BEND, Ore. (AP) — The Bend City Council has unanimously approved a ban on the sale, possession and use of all fireworks in an attempt to reduce wildfire risk amid climate change.
The council voted on Wednesday for the ban despite a late effort from opponents including churches and charities that sell fireworks to raise money, The Bulletin reported.
Mayor Sally Russell in backing the ban referenced a major 2017 wildfire in the Columbia River Gorge that was started by a teen throwing lit fireworks into a canyon during a burn ban.
The new ordinance will take effect in November and violators can be fined up to $750, according to city attorney Ian Leitheiser. Public, permitted displays will still be allowed.
The city council had temporarily banned legal fireworks the week before the July 4 holiday in response to a historic heatwave and drought conditions.

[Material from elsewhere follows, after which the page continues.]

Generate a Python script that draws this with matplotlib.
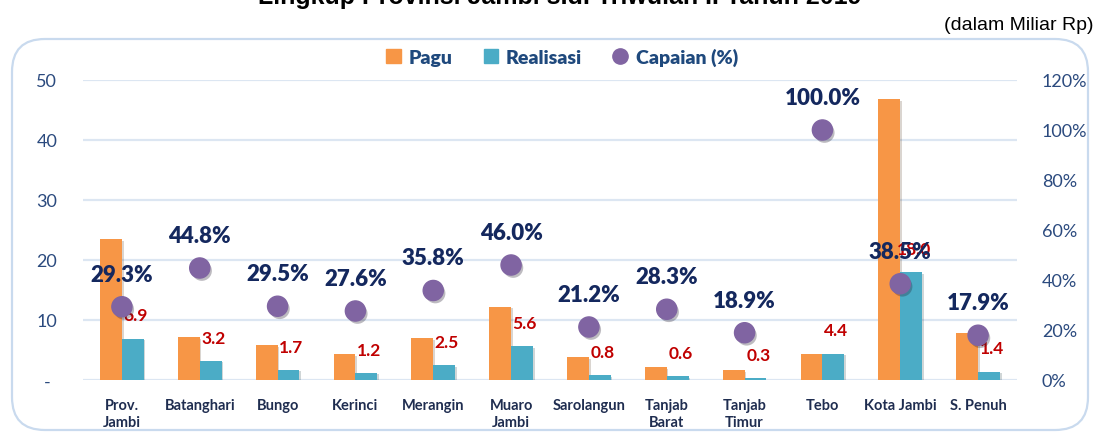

In response to significant community feedback, the council later began considering a permanent ban.
A coalition of churches and charities formed last-minute against the ban, under the leadership of James Fuller, who said he is a fire safety expert representing a fireworks company.
Fuller argued the ban would be ineffective, because it would push fireworks sellers outside city limits.
Emergency calls related to fireworks dropped during this summer's temporary fireworks ban, according to Trish Connolly, a battalion chief with Bend Fire & Rescue.